Nonostante la crudezza e la brutalità che troneggiano sin dal primo istante sulla componente tematica del film, la pellicola stessa sembra essere permeata da un’irreprensibile cura estetica (che in un secondo momento pare trovare sfogo, anche sul piano narrativo, nell’ascendente artistico-performativo dei due protagonisti). L’estetica si fa così onnipresente, sfociando in modo marcatamente visibile sulla componente della fotografia del film ma in modo altrettanto consistente, per quanto forse meno immediato, nella millimetrica costruzione dell’immagine, nel curatissimo livello iconico dell’inquadratura, sempre magistralmente studiato.
Nella sua interezza la pellicola si fa manifesto della poetica cronenberghiana del body horror. La corporalità viene portata in questo modo alle sue soluzioni più estreme: tutto è orrorifica atrocità, e al contempo tutto è carne, nella doppia accezione di fisico e carnale. La componente corporea viene inoltre implicitamente amplificata dall’elemento della performance, o più precisamente della body art, che già da sé è capace di instaurare una rete di richiami creativi, artistici e concettuali estremamente ampia, i quali finiscono per investire il corpus operistico di performer più noti (salta alla mente dal primo istante la fisicità delle esibizioni di Marina Abramovic) ma anche di altri certamente altrettanto rivoluzionari (il riferimento in parte è senza dubbio al corpus performativo di Joseph Beuys) o di interi movimenti artistici, in primis quello passato alla storia come Fluxus.
I riferimenti sono molteplici, più o meno diretti, ma tutti inscindibilmente connessi ad un tipo di performance cruda, sofferta, una modalità performativa viscerale. Ed è forse proprio questo che, primariamente, Crimes of the future porta sulla scena: una manifestazione (forse esasperata, ma senz’altro densa di significato) del dualismo tra eros e thanatos, in valore assoluto; una trasposizione cinematografica della polarizzazione – e insieme dell’imprescindibile legame – che si instaura tra piacere e dolore, tra estetica e orrore, tra creazione artistica e distruzione corporea.
Ciò che lascia forse più perplessi, dunque, è come la potenza dello spunto narrativo e della cornice situazionale di Crimes of the future non si traducano in una trama principale altrettanto impattante o accattivante. Se il contesto è magnetico, lo storyline principale finisce per esaurirsi in una linearità a tratti comunque confusa ma di certo paradossalmente insignificante rispetto al mondo finzionale all’interno di cui si inscrive.

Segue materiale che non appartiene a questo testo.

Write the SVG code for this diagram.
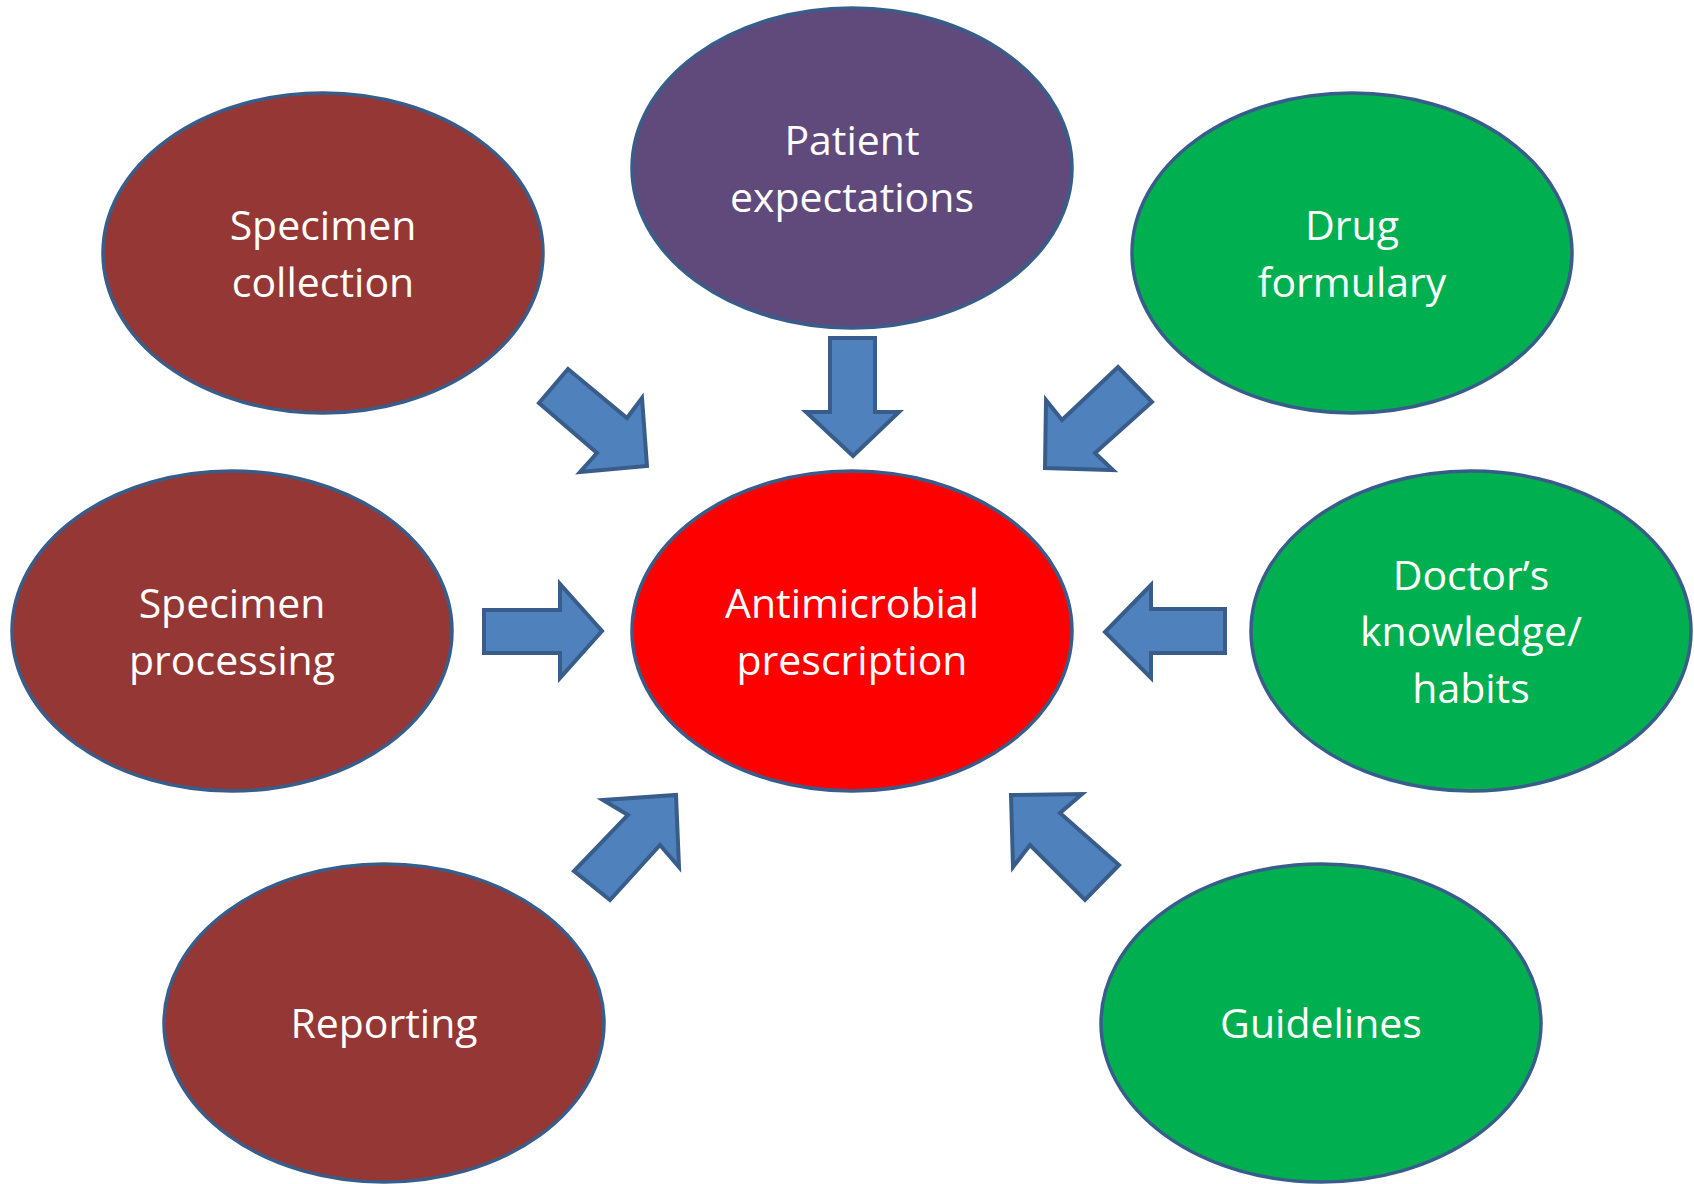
<svg xmlns="http://www.w3.org/2000/svg" width="1694" height="1184" viewBox="0 0 1694 1184">
<style>
.n ellipse{stroke:#385D8A;stroke-width:3.5}
.brown{fill:#953735}.purple{fill:#604A7B}.green{fill:#00B050}.red{fill:#FF0000}
.n text{font-family:"Open Sans","Noto Sans","DejaVu Sans",sans-serif;font-size:41px;fill:#FFFFFF;text-anchor:middle}
.arr polygon{fill:#4F81BD;stroke:#385D8A;stroke-width:4;stroke-linejoin:miter}
</style>
<rect width="1694" height="1184" fill="#FFFFFF"/>
<g id="connectors" class="arr">
<polygon id="a-collection" points="568,369 539,403 597,453 580,472 647,466 642,398 627,418"/>
<polygon id="a-patient" points="830,338 875,338 875,412 899,412 853,456 806,412 830,412"/>
<polygon id="a-formulary" points="1118,367 1152,402 1095,453 1113,470 1045,468 1046,400 1062,420"/>
<polygon id="a-processing" points="484,610 560,610 560,584 602,631 560,678 560,653 484,653"/>
<polygon id="a-doctor" points="1225,609 1151,609 1151,585 1105,632 1151,678 1151,653 1225,653"/>
<polygon id="a-reporting" points="603,800 676,795 679,867 660,845 610,900 574,871 628,815"/>
<polygon id="a-guidelines" points="1011,795 1082,794 1060,813 1119,865 1085,900 1030,845 1013,867"/>
</g>
<g id="patient" class="n"><ellipse class="purple" cx="852" cy="168" rx="220" ry="160"/><text x="852" y="155">Patient</text><text x="852" y="212">expectations</text></g>
<g id="collection" class="n"><ellipse class="brown" cx="323" cy="253" rx="220" ry="160"/><text x="323" y="240">Specimen</text><text x="323" y="297">collection</text></g>
<g id="formulary" class="n"><ellipse class="green" cx="1352" cy="253" rx="220" ry="160"/><text x="1352" y="240">Drug</text><text x="1352" y="297">formulary</text></g>
<g id="processing" class="n"><ellipse class="brown" cx="232" cy="631" rx="220" ry="160"/><text x="232" y="618">Specimen</text><text x="232" y="675">processing</text></g>
<g id="antimicrobial" class="n"><ellipse class="red" cx="852" cy="631" rx="220" ry="160"/><text x="852" y="618">Antimicrobial</text><text x="852" y="675">prescription</text></g>
<g id="doctor" class="n"><ellipse class="green" cx="1471" cy="631" rx="220" ry="160"/><text x="1471" y="590">Doctor’s</text><text x="1471" y="646">knowledge/</text><text x="1471" y="703">habits</text></g>
<g id="reporting" class="n"><ellipse class="brown" cx="384" cy="1023" rx="220" ry="159"/><text x="384" y="1038">Reporting</text></g>
<g id="guidelines" class="n"><ellipse class="green" cx="1321" cy="1023" rx="220" ry="159"/><text x="1321" y="1038">Guidelines</text></g>
</svg>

Per contro, la pellicola beneficia senza dubbio della buona selezione di capaci interpreti che abitano il territorio filmico. A fronte del talento consolidato di Viggo Mortensen trovano spazio le più giovani ma altrettanto affermate Seydoux e Stewart, che danno prova di riuscire a condividere la scena con il collega senza difficoltà alcuna, padroneggiando buone performance. Curiosamente, tutti gli interpreti si prestano ad una modalità interpretativa massicciamente marcata, eccessiva, quasi sopra le righe – se non addirittura tendenti, come nel caso di Stewart ad un vettore macchiettistico che sembra sistematicamente rischiare di sfociare nell’auto-parodia – che finisce però per non stonare affatto se messo in relazione all’organicità del film stesso, risultando curiosamente efficace e funzionale.